In one of our previous blogs, we discussed slack-fill. A classic example is the excessive air in a bag of chips—that empty space making the “family size” bag of potato chips enough for only you and your best friend (depending on their appetite). Or, more formally, slack-fill is the difference between the actual capacity of a container and the volume of product contained therein. Nonfunctional slack-fill is the empty space in a package that is filled to less than its capacity for reasons other than the six specific categories listed in our previous blog post. There are cases where non-functional slack-fill exists, but the brand has made good effort to accurately depict the product on the package. And then there are those cases of marginal slack-fill where brands may have inadvertently used packaging or print to veil the difference in volume, resulting in a lawsuit. Yes, you read that correctly. Lawsuit.

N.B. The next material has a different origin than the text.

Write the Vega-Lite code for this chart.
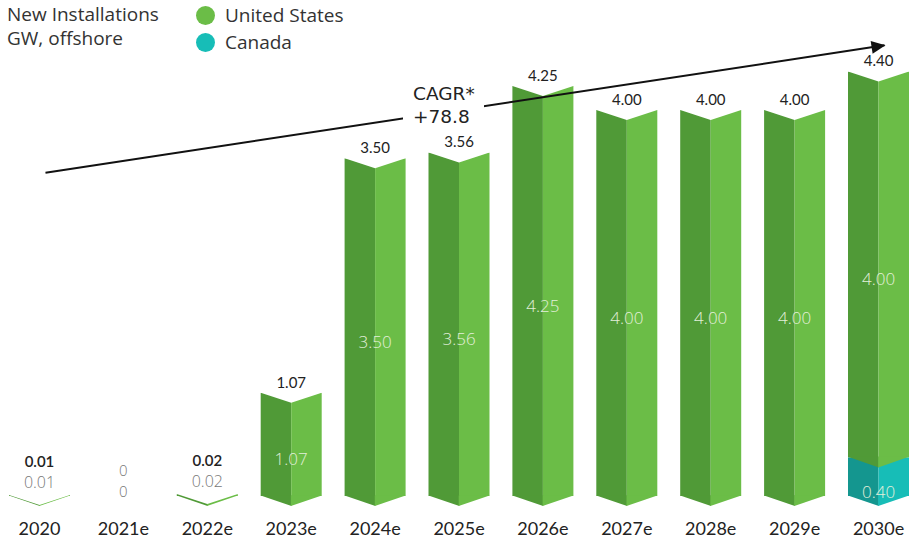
{
  "$schema": "https://vega.github.io/schema/vega-lite/v6.json",
  "autosize": "none",
  "width": 912,
  "height": 496,
  "padding": {"left": 3, "right": 0, "top": 0, "bottom": 49},
  "background": "white",
  "config": {
    "view": {"stroke": null},
    "font": "Open Sans",
    "axis": {"grid": false}
  },
  "datasets": {
    "installs": [
      {"year": "2020", "country": "United States", "value": 0.01},
      {"year": "2021e", "country": "United States", "value": 0},
      {"year": "2022e", "country": "United States", "value": 0.02},
      {"year": "2023e", "country": "United States", "value": 1.07},
      {"year": "2024e", "country": "United States", "value": 3.50},
      {"year": "2025e", "country": "United States", "value": 3.56},
      {"year": "2026e", "country": "United States", "value": 4.25},
      {"year": "2027e", "country": "United States", "value": 4.00},
      {"year": "2028e", "country": "United States", "value": 4.00},
      {"year": "2029e", "country": "United States", "value": 4.00},
      {"year": "2030e", "country": "United States", "value": 4.00},
      {"year": "2030e", "country": "Canada", "value": 0.40}
    ],
    "arrow": [
      {"year": "2020", "level": 3.35},
      {"year": "2030e", "level": 4.67}
    ],
    "cagr": [
      {"year": "2025e", "level": 4.16, "text": "CAGR*\n+78.8"}
    ]
  },
  "data": {"name": "installs"},
  "transform": [
    {"stack": "value", "groupby": ["year"], "sort": [{"field": "country", "order": "ascending"}], "as": ["v0", "v1"]},
    {"calculate": "(datum.v0 + datum.v1) / 2", "as": "mid"},
    {"calculate": "datum.value == 0 ? '0' : format(datum.value, '.2f')", "as": "label"}
  ],
  "encoding": {
    "x": {
      "field": "year",
      "type": "nominal",
      "sort": null,
      "scale": {"paddingInner": 0.273, "paddingOuter": 0.0715},
      "axis": {
        "title": null,
        "domain": false,
        "ticks": false,
        "labelAngle": 0,
        "labelFontSize": 18,
        "labelColor": "#222222",
        "labelPadding": 24,
        "labelFont": "Lato"
      }
    }
  },
  "layer": [
    {
      "mark": {"type": "bar", "width": 30.5, "xOffset": -15.25, "cornerRadius": 0},
      "encoding": {
        "y": {"field": "v1", "type": "quantitative", "scale": {"domain": [0, 5.14], "nice": false, "zero": true}, "axis": null},
        "y2": {"field": "v0"},
        "fill": {"condition": {"test": "datum.country === 'Canada'", "value": "#14968f"}, "value": "#509a37"}
      }
    },
    {
      "mark": {"type": "bar", "width": 30.5, "xOffset": 15.25},
      "encoding": {
        "y": {"field": "v1", "type": "quantitative"},
        "y2": {"field": "v0"},
        "color": {
          "field": "country",
          "type": "nominal",
          "scale": {"domain": ["United States", "Canada"], "range": ["#6bbd47", "#17bdb7"]},
          "legend": {
            "orient": "none",
            "legendX": 4,
            "legendY": 6,
            "title": ["New Installations", "GW, offshore"],
            "titleOrient": "left",
            "titleAnchor": "start",
            "titleBaseline": "top",
            "titleFontSize": 19,
            "titleFont": "Open Sans",
            "titleFontWeight": "normal",
            "titleColor": "#333333",
            "titleLineHeight": 24,
            "titlePadding": 37,
            "symbolType": "circle",
            "symbolSize": 361,
            "symbolStrokeWidth": 0,
            "labelFont": "Open Sans",
            "labelFontSize": 19,
            "labelColor": "#333333",
            "labelOffset": 10,
            "rowPadding": 7
          }
        }
      }
    },
    {
      "transform": [{"filter": "datum.value > 0"}],
      "mark": {"type": "point", "shape": "M-30.5,-0.6 L0.3,-0.6 L0.3,10 Z", "size": 4, "filled": true, "opacity": 1, "strokeWidth": 0},
      "encoding": {
        "y": {"field": "v0", "type": "quantitative"},
        "fill": {"condition": {"test": "datum.country === 'Canada'", "value": "#14968f"}, "value": "#509a37"}
      }
    },
    {
      "transform": [{"filter": "datum.value > 0"}],
      "mark": {"type": "point", "shape": "M-0.3,-0.6 L30.5,-0.6 L-0.3,10 Z", "size": 4, "filled": true, "opacity": 1, "strokeWidth": 0},
      "encoding": {
        "y": {"field": "v0", "type": "quantitative"},
        "fill": {"condition": {"test": "datum.country === 'Canada'", "value": "#17bdb7"}, "value": "#6bbd47"}
      }
    },
    {
      "transform": [
        {"aggregate": [{"op": "sum", "field": "value", "as": "total"}], "groupby": ["year"]},
        {"filter": "datum.total > 0"}
      ],
      "mark": {"type": "point", "shape": "M-32,-2 L32,-2 L32,0 L30.5,0 L0,10 L-30.5,0 L-32,0 Z", "size": 4, "filled": true, "opacity": 1, "fill": "white", "strokeWidth": 0},
      "encoding": {
        "y": {"field": "total", "type": "quantitative"}
      }
    },
    {
      "data": {"name": "arrow"},
      "transform": [],
      "mark": {"type": "line", "color": "#111111", "strokeWidth": 2, "xOffset": 6},
      "encoding": {
        "x": {"field": "year", "type": "nominal", "sort": null},
        "y": {"field": "level", "type": "quantitative"}
      }
    },
    {
      "data": {"name": "arrow"},
      "transform": [{"filter": "datum.year === '2030e'"}],
      "mark": {"type": "point", "shape": "M1,0 L-13,-6.5 L-13,6.5 Z", "size": 4, "filled": true, "opacity": 1, "fill": "#111111", "strokeWidth": 0, "angle": -8.7, "xOffset": 6},
      "encoding": {
        "x": {"field": "year", "type": "nominal", "sort": null},
        "y": {"field": "level", "type": "quantitative"}
      }
    },
    {
      "data": {"name": "cagr"},
      "transform": [],
      "mark": {"type": "point", "shape": "M-56,-13 L25,-13 L25,33 L-56,33 Z", "size": 4, "filled": true, "opacity": 1, "fill": "white", "strokeWidth": 0},
      "encoding": {
        "x": {"field": "year", "type": "nominal", "sort": null},
        "y": {"field": "level", "type": "quantitative"}
      }
    },
    {
      "data": {"name": "cagr"},
      "transform": [],
      "mark": {"type": "text", "align": "left", "baseline": "middle", "fontSize": 18.5, "font": "DejaVu Sans", "color": "#222222", "lineBreak": "\n", "lineHeight": 23, "dx": -46, "dy": -1},
      "encoding": {
        "x": {"field": "year", "type": "nominal", "sort": null},
        "y": {"field": "level", "type": "quantitative"},
        "text": {"field": "text"}
      }
    },
    {
      "transform": [{"filter": "datum.value >= 0.1"}],
      "mark": {"type": "text", "align": "center", "baseline": "middle", "fontSize": 17, "fontWeight": 300, "color": "#e2efda", "dy": 16},
      "encoding": {
        "y": {"field": "mid", "type": "quantitative"},
        "text": {"field": "label"}
      }
    },
    {
      "transform": [{"filter": "datum.value > 0 && datum.value < 0.1"}],
      "mark": {"type": "text", "align": "center", "baseline": "middle", "fontSize": 16, "fontWeight": 300, "color": "#777777", "dy": -12},
      "encoding": {
        "y": {"field": "v1", "type": "quantitative"},
        "text": {"field": "label"}
      }
    },
    {
      "transform": [{"filter": "datum.value == 0"}],
      "mark": {"type": "text", "align": "center", "baseline": "middle", "fontSize": 15, "fontWeight": 300, "color": "#777777", "dy": -4},
      "encoding": {
        "y": {"field": "v1", "type": "quantitative"},
        "text": {"field": "label"}
      }
    },
    {
      "transform": [
        {"aggregate": [{"op": "sum", "field": "value", "as": "total"}], "groupby": ["year"]},
        {"calculate": "datum.total == 0 ? '0' : format(datum.total, '.2f')", "as": "tlabel"}
      ],
      "layer": [
        {
          "transform": [{"filter": "datum.total >= 0.1"}],
          "mark": {"type": "text", "align": "center", "baseline": "alphabetic", "fontSize": 15, "font": "Lato", "color": "#222222", "dy": -5},
          "encoding": {
            "y": {"field": "total", "type": "quantitative"},
            "text": {"field": "tlabel"}
          }
        },
        {
          "transform": [{"filter": "datum.total > 0 && datum.total < 0.1"}],
          "mark": {"type": "text", "align": "center", "baseline": "middle", "fontSize": 15, "font": "Lato", "fontWeight": 600, "color": "#222222", "dy": -33},
          "encoding": {
            "y": {"field": "total", "type": "quantitative"},
            "text": {"field": "tlabel"}
          }
        },
        {
          "transform": [{"filter": "datum.total == 0"}],
          "mark": {"type": "text", "align": "center", "baseline": "middle", "fontSize": 15, "fontWeight": 300, "color": "#777777", "dy": -25},
          "encoding": {
            "y": {"field": "total", "type": "quantitative"},
            "text": {"field": "tlabel"}
          }
        }
      ]
    }
  ]
}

In case you haven’t heard, consumers sue because they’re not getting enough bang for their buck.
We gathered up some of our favorite lawsuits are below. Heroic attempts to get more crunchy goodness than empty space? Desperate attempts for attention and cash? See if you think they are just full of hot air or legitimate enough to take to court.
Strumlauf v. Starbucks Corp.: In January 2018, a California judge found that “a reasonable consumer would not be misled into believing that foam does not count toward some portion of the volume of their [Starbucks] Latte.”
Wurtzburger v. Kentucky Fried Chicken: The plaintiff, a New York State resident, alleged that the defendant engaged in a national and local advertising campaign that misled consumers into believing the Defendant's food packaging—buckets of chicken—are filled to the rim.
Ebner v. Fresh, Inc: The complaint was that the screw function of the “Sugar” lip balm tube keeps the consumer from using the remaining balm, therefore, the quantity of product listed on the package is false because the last bit is unuseable.
Fermin v. Pfizer, Inc.: It was argued that Advil packaging misleads the consumer by the size of their bottle compared to the amount of pills contained therein, but “the court rejected the plaintiffs’ claims, holding that, as a matter of law, it was not possible that Pfizer’s packaging could mislead a reasonable consumer when it clearly displayed the total pill-count on the label. In so holding, the court noted that ‘[i]t defies logic to accept that the reasonable consumer would not rely upon the stated pill count.’”
Have any other slack-fill lawsuits caught your attention?
If you could fight for more chips than air, would you be willing to go to court?